The new guy seems really talented, and sharp. But my dilemma is, how do I approach him to deliver the same sort of info I already told my CIO? I’d like to let him know that I’m doing a much more important job, while being paid for a lesser job.
My bosses are not going to advocate for me. That’s just the way it is, and has been since the beginning. So I have to do it myself.
I guess I just don’t know how to approach a guy who has been here for two months, and tell him how awesome I am, and that he needs to recognize my value. It’s like an interview, but not really. Your advice is appreciated. Thanks for all you do.

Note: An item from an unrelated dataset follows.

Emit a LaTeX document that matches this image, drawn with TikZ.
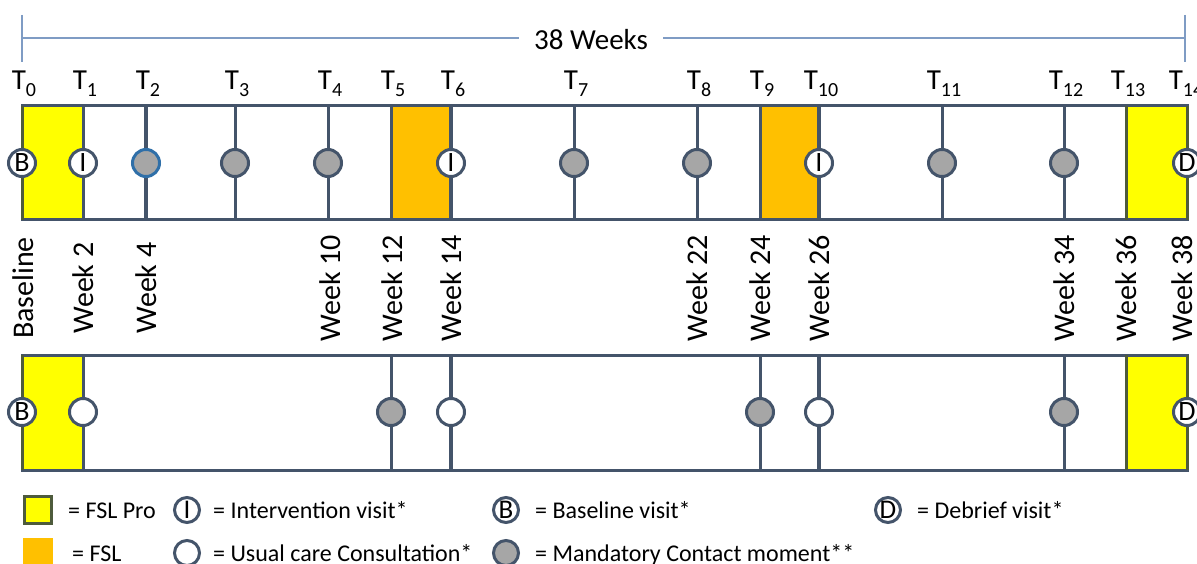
\documentclass[tikz,border=0pt]{standalone}
\usepackage{fontspec}
\setmainfont{Carlito}
\definecolor{linec}{HTML}{44546A}
\definecolor{spanc}{HTML}{7F9CC4}
\definecolor{fslpro}{HTML}{FFFF00}
\definecolor{fsl}{HTML}{FFC000}
\definecolor{grayfill}{HTML}{A6A6A6}
\definecolor{olivec}{HTML}{4E5B3C}
\definecolor{bluec}{HTML}{2F6FA8}
\newcommand\tlab[1]{T\raisebox{-7pt}{\fontsize{20}{20}\selectfont #1}}
\begin{document}
\begin{tikzpicture}[x=1pt,y=-1pt,
  visit/.style={circle, draw=linec, line width=3pt, minimum size=27pt, inner sep=0pt, font=\fontsize{28}{28}\selectfont},
  wvisit/.style={visit, fill=white},
  gvisit/.style={visit, fill=grayfill},
  lvisit/.style={visit, minimum size=25pt, fill=white, font=\fontsize{27}{27}\selectfont},
  vline/.style={draw=linec, line width=3pt},
  thickvline/.style={draw=linec, line width=4pt},
  boxline/.style={draw=linec, line width=3pt},
  pro/.style={fill=fslpro, draw=olivec, line width=3pt},
  fslbox/.style={fill=fsl, draw=linec, line width=3pt},
  tlabel/.style={anchor=base, font=\fontsize{29}{29}\selectfont, inner sep=0pt},
  wklabel/.style={rotate=90, font=\fontsize{30}{30}\selectfont, inner sep=0pt},
  legtext/.style={anchor=base west, font=\fontsize{24}{24}\selectfont, inner sep=0pt},
  spanline/.style={draw=spanc, line width=2pt},
]
\useasboundingbox (0,0) rectangle (1197,564);
\fill[white] (0,0) rectangle (1197,564);

\foreach \i/\x/\lx in {0/22/24,1/83/85,2/146/148,3/235/237,4/328/330,5/391/393,6/451/453,7/574/576,8/697/699,9/760/762,10/819/821,11/942/944,12/1064/1066,13/1126/1128,14/1187/1186}{
  \coordinate (ta\i) at (\x,106);
  \coordinate (tb\i) at (\x,220);
  \coordinate (tm\i) at (\x,163);
  \coordinate (ba\i) at (\x,355);
  \coordinate (bb\i) at (\x,470);
  \coordinate (bm\i) at (\x,412);
  \node[tlabel] (tl\i) at (\lx,90) {\tlab{\i}};
}

% span
\coordinate (spL) at (22,38);
\coordinate (spR) at (1185,38);
\coordinate (spLt) at (22,15);
\coordinate (spLb) at (22,62);
\coordinate (spRt) at (1185,15);
\coordinate (spRb) at (1185,62);
\draw[spanline] (spL) -- (spR);
\draw[spanline] (spLt) -- (spLb);
\draw[spanline] (spRt) -- (spRb);
\node[fill=white, inner xsep=15pt, inner ysep=2pt, font=\fontsize{29}{29}\selectfont] (weeks) at (591,40) {38 Weeks};

% top box
\draw[pro] (ta0) rectangle (tb1);
\draw[fslbox] (ta5) rectangle (tb6);
\draw[fslbox] (ta9) rectangle (tb10);
\draw[pro] (ta13) rectangle (tb14);
\draw[boxline] (ta0) rectangle (tb14);
\draw[pro] (ta0) -- (tb0);
\draw[pro] (ta14) -- (tb14);
\foreach \i in {1,3,4,5,7,8,9,11,12}{\draw[vline] (ta\i) -- (tb\i);}
\foreach \i in {2,6,10}{\draw[thickvline] (ta\i) -- (tb\i);}
\draw[olivec, line width=3pt] (ta13) -- (tb13);

\node[wvisit] (tv0) at (tm0) {B};
\node[wvisit] (tv1) at (tm1) {I};
\node[gvisit, draw=bluec] (tv2) at (tm2) {};
\node[gvisit] (tv3) at (tm3) {};
\node[gvisit] (tv4) at (tm4) {};
\node[wvisit] (tv6) at (tm6) {I};
\node[gvisit] (tv7) at (tm7) {};
\node[gvisit] (tv8) at (tm8) {};
\node[wvisit] (tv10) at (tm10) {I};
\node[gvisit] (tv11) at (tm11) {};
\node[gvisit] (tv12) at (tm12) {};
\node[wvisit] (tv14) at (tm14) {D};

% week labels
\node[wklabel] (w0) at (23,288) {Baseline};
\node[wklabel] (w1) at (83,288) {Week 2};
\node[wklabel] (w2) at (146,288) {Week 4};
\node[wklabel] (w4) at (330,288) {Week 10};
\node[wklabel] (w5) at (392,288) {Week 12};
\node[wklabel] (w6) at (451,288) {Week 14};
\node[wklabel] (w8) at (697,288) {Week 22};
\node[wklabel] (w9) at (760,288) {Week 24};
\node[wklabel] (w10) at (819,288) {Week 26};
\node[wklabel] (w12) at (1064,288) {Week 34};
\node[wklabel] (w13) at (1126,288) {Week 36};
\node[wklabel] (w14) at (1182,288) {Week 38};

% bottom box
\draw[pro] (ba0) rectangle (bb1);
\draw[pro] (ba13) rectangle (bb14);
\draw[boxline] (ba0) rectangle (bb14);
\draw[pro] (ba0) -- (bb0);
\draw[pro] (ba14) -- (bb14);
\foreach \i in {1,5,9,12}{\draw[vline] (ba\i) -- (bb\i);}
\foreach \i in {6,10}{\draw[thickvline] (ba\i) -- (bb\i);}
\draw[olivec, line width=3pt] (ba13) -- (bb13);

\node[wvisit] (bv0) at (bm0) {B};
\node[wvisit] (bv1) at (bm1) {};
\node[gvisit] (bv5) at (bm5) {};
\node[wvisit] (bv6) at (bm6) {};
\node[gvisit] (bv9) at (bm9) {};
\node[wvisit] (bv10) at (bm10) {};
\node[gvisit] (bv12) at (bm12) {};
\node[wvisit] (bv14) at (bm14) {D};

% legend
\node[pro, minimum width=27pt, minimum height=27pt, inner sep=0pt] (lgpro) at (38,510) {};
\node[legtext] (lgprot) at (68,518) {= FSL Pro};
\node[lvisit] (lgi) at (187,510) {I};
\node[legtext] (lgit) at (213,518) {= Intervention visit*};
\node[lvisit] (lgb) at (506,510) {B};
\node[legtext] (lgbt) at (535,518) {= Baseline visit*};
\node[lvisit] (lgd) at (888,510) {D};
\node[legtext] (lgdt) at (917,518) {= Debrief visit*};

\node[fslbox, draw=none, minimum width=30pt, minimum height=30pt, inner sep=0pt] (lgfsl) at (38,553) {};
\node[legtext] (lgfslt) at (72,561) {= FSL};
\node[lvisit] (lgu) at (187,553) {};
\node[legtext] (lgut) at (213,561) {= Usual care Consultation*};
\node[lvisit, fill=grayfill] (lgg) at (506,553) {};
\node[legtext] (lggt) at (535,561) {= Mandatory Contact moment**};
\end{tikzpicture}
\end{document}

Thanks for your kind words — I’m glad you enjoy ATH! You might expect I’m going to recommend some magic negotiating method, but I don’t think you should negotiate for a better salary. (If I did, I might suggest something from Fearless Job Hunting, Book 6, The Interview: Be The Profitable Hire.)
I think you should leave.
There’s an old joke: A cynical out-of-towner steps out of New York City’s Penn Station onto 34th Street and asks a passerby, “Can you tell me how to get to Lincoln Center, or should I just go F myself?”
I’m afraid all you’re doing is asking to be told to go F yourself. You’re very close to this because you’ve been there so long. If you step back, you might see this differently and a lot more simply. We tend to make excuses for people — especially our employers. I think the signs are that you need to move on.

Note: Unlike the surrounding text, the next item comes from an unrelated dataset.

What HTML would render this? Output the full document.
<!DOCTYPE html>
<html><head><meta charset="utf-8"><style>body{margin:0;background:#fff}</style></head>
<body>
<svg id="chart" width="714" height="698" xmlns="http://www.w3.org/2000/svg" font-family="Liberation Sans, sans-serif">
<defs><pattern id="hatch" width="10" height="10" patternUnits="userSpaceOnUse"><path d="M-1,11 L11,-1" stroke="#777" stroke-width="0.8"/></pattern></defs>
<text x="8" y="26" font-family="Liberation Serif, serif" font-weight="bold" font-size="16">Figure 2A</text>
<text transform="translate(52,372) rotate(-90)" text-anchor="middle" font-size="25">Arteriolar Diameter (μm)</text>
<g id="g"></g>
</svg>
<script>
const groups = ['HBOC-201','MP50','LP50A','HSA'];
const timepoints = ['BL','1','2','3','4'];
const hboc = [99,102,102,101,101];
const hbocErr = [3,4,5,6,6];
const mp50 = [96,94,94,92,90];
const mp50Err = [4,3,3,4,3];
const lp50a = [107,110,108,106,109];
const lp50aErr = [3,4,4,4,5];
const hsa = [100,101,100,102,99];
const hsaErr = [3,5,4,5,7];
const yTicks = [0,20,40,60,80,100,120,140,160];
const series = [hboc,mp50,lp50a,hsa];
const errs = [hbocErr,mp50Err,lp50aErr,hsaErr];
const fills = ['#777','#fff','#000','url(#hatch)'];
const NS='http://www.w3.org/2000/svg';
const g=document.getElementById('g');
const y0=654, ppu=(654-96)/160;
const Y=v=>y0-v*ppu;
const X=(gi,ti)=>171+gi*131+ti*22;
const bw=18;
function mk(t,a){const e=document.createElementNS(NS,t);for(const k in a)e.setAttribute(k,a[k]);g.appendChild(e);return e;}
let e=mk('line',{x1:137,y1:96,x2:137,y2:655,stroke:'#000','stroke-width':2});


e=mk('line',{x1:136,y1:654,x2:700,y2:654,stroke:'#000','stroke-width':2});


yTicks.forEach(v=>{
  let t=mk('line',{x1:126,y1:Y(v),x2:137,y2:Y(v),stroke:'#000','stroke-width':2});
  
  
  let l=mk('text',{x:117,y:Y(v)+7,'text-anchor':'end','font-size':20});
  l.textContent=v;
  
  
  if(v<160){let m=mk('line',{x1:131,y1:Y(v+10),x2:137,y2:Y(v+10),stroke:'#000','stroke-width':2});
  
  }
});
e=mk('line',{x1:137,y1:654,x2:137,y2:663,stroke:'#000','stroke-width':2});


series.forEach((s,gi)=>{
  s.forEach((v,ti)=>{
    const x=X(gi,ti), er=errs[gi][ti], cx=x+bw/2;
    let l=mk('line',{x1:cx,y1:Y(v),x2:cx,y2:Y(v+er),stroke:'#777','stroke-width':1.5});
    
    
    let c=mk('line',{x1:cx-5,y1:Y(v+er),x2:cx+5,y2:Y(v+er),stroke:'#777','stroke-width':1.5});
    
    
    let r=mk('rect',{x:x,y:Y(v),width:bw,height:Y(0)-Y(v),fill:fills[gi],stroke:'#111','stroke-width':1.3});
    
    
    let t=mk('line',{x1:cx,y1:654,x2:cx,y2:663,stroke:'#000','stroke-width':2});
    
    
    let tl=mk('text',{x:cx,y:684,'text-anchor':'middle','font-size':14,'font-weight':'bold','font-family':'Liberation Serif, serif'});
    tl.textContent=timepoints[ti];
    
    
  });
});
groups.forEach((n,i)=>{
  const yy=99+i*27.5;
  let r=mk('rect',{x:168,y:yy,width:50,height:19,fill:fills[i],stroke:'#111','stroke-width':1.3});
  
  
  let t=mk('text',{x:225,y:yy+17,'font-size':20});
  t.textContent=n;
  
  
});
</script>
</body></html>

Consider the facts you’ve shared:
- Your pay has not gone up in 8 years.
- You’re doing lots more work that has effectively increased your employer’s “pay.”
- Your management acknowledges all this.
- Your management has clearly told you they’re not going to pay you more. Worse, they blame it on HR, which after all works for management!
- Your bosses are not going to advocate for you. (See 4.)
- There’s not much room for growth.
Even if the new CIO is a great guy, he’s not likely to buck the company line. (See 5.) Even if he does, and you pull this off, (6.) tells me you’re just stalling the inevitable — unless you just want to make like a tree and take root for life. (See Should I take a big counter-offer?)
I respect that you put family at #1. That’s got nothing to do with how these people are paying you while you help generate more profits for them. It’s possible to keep doing your current work, keep family at #1, and make more money. But it’s not permitted. It seems they’ve made it clear they’re not going to pay you more.
Do you see what I see? I’m not saying jump to another company where you’ll earn more in exchange for making your family #2. I’m saying start looking for employers who value the kind of work you do and who will pay for it. Nothing is stopping you from conducting a well-paced, savvy job search. Worst case, you won’t find what you want. My guess is, you will.
I think you’re making excuses for managers who aren’t doing right by you. The new guy is not likely to rock the boat or buck your own boss.
If you go talk to the new guy anyway — and start a search at the same time — be careful. If all the managers put their heads together and realize your comp is such an issue, you may become a marked man. My guess, though, is they’re too lazy and complacent to worry about it.
Management like that just waits it out. When under-paid employees finally quit, the company just hires new ones for even less. It’s a sad commentary on how some companies are run.
“My bosses are not going to advocate for me. That’s just the way it is, and has been since the beginning.”
That tells me pretty much everything I need to know. In a healthy company, bosses advocate for their best people. They don’t resort to excuses. But what cinches this in my mind is, they’ve never thrown you a bone in eight years. That’s a bad sign. If there’s some indication that the new guy might be helpful, I just don’t see it. You’d need to explain that.
I’d be happy to schedule a Talk to Nick with you, but I’m not sure what more I could tell you — except to flesh out how to handle this new CIO. (You’d spend less learning about Parting Company properly.) The real question is, why do you think the new CIO is going to make any difference to you? Just because he’s smart does not mean he’s going to buck the rest of management. In fact, it suggests he won’t.
I believe in negotiating, as long as you’re talking with someone who is negotiable. If they’re not, then don’t beat your head against a wall. If anything I’ve said is helpful, I’m glad. Sorry if it’s such a downer, but I call them like I see them.
Would you keep negotiating with this employer? Is there an opportunity here for a salary increase that I’ve missed? What would you do in this reader’s shoes?